Google says that in the year 1998, it had estimated that there were over 26 million pages on the Internet. Two years later that number hit the 1 billion mark and now in 2008 it hit the 1 trillion mark. Now that’s big. Oops I mean huge. :-) Though Google admits it doesn’t know the exact amount of just how many pages are out there in cyberspace, it can make an accurate estimate of the number.
So what does this mean? Simple. The web is still taking off and there seems to be no end in site. On the Google blog they state:
How do we find all those pages? We start at a set of well-connected initial pages and follow each of their links to new pages. Then we follow the links on those new pages to even more pages and so on, until we have a huge list of links. In fact, we found even more than 1 trillion individual links, but not all of them lead to unique web pages. Many pages have multiple URLs with exactly the same content or URLs that are auto-generated copies of each other. Even after removing those exact duplicates, we saw a trillion unique URLs, and the number of individual web pages out there is growing by several billion pages per day.
So how many unique pages does the web really contain? We don’t know; we don’t have time to look at them all! :-) Strictly speaking, the number of pages out there is infinite — for example, web calendars may have a “next day” link, and we could follow that link forever, each time finding a “new” page.
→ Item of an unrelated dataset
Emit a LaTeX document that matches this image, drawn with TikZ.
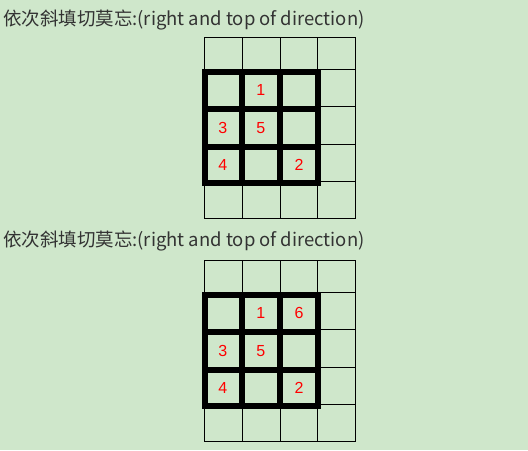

We’re not doing that, obviously, since there would be little benefit to you. But this example shows that the size of the web really depends on your definition of what’s a useful page, and there is no exact answer.
We don’t index every one of those trillion pages — many of them are similar to each other, or represent auto-generated content similar to the calendar example that isn’t very useful to searchers. But we’re proud to have the most comprehensive index of any search engine, and our goal always has been to index all the world’s data.
One wonders what will be the next technology breakthrough after the Internet. Any guesses?